Stay tuned for Amanda McCrina’s review of Kurkov’s recent A Diary of the Invasion, coming up in Current.
Sasha Vasylyuk had a poignant interview in LARB with Ruth Madievsky about Madievsky’s new best-selling novel, All-Night Pharmacy and (central theme of the novel) the ways generational trauma of Soviet roots continues to pursue so many immigrants. Sasha describes the book as follows:
All-Night Pharmacy is… a quippy, rollicking novel of women behaving badly in a gritty Los Angeles, where a young unnamed narrator struggles to untangle herself from her toxic older sister, Debbie, until Debbie goes missing. I could almost say that All-Night Pharmacy is sex, drugs, and rock’n’roll, except that I’d need to replace rock’n’roll with a Soviet babushka who embodies the generational trauma underpinning the arc of the story.
A taste from Madievsky’s reflections:
I went to Russia and Moldova in 2018. That was my first time going back to Moldova since we emigrated, and that trip really inspired the second half of the book. It helped me tease out the thread about how historical traumas affect people who are several generations removed, which is something I didn’t even realize I was writing toward until after I took that trip.
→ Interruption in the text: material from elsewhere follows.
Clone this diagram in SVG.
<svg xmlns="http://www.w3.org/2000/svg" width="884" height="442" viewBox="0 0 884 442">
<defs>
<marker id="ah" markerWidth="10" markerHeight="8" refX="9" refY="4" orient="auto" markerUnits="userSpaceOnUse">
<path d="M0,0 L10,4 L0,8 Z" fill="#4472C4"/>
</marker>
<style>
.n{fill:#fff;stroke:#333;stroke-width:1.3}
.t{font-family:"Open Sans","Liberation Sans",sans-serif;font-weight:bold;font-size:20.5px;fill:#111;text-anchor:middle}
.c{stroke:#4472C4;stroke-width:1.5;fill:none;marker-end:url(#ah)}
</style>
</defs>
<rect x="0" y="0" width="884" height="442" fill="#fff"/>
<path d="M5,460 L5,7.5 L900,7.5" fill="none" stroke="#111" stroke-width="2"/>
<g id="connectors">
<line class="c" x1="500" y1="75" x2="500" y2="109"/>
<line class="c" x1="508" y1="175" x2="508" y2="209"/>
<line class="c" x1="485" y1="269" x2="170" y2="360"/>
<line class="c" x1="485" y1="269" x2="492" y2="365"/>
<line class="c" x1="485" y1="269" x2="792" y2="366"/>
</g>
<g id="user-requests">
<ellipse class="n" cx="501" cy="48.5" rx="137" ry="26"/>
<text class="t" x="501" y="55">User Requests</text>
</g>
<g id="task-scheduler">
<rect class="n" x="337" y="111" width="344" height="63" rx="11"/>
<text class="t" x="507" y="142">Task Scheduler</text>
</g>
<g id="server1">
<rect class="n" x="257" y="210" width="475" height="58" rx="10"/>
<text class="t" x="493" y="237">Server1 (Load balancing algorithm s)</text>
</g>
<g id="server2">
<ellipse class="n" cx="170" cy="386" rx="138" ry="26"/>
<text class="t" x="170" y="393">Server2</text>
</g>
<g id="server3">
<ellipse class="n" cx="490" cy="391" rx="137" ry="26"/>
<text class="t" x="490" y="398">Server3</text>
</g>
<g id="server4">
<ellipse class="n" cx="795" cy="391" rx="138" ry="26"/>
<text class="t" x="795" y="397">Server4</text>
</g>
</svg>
It helped the book become more than a story about sisterhood and addiction in Los Angeles but also a story about the immigrant experience, about generational trauma, and about the legacy of the Holocaust and Soviet terror.
I am very much looking forward to reading Sasha’s own novel debut, Your Presence is Mandatory, forthcoming in Spring 2024.
This is a very scrappy book, including, for instance, a digression on “the graphic novel” (Epstein loathes it), bland pronouncements (“What novels are ‘here to stay’ becomes a more and more complex question as contemporary publishing itself becomes more complex”), delicious appreciations of his favorites (he’s wonderful on Tolstoy, for instance, even if a bit over the top), sharp critiques (of the “sanctimony novel,” for instance), and much more. Most readers besotted with “the novel,” as I am, will get their money’s worth. Not even the reference to “Edgar Allen Poe,” no doubt an editorial blunder, which must have rankled Epstein when he saw the finished book, can spoil it.
May your weekend include a good novel or two, friends.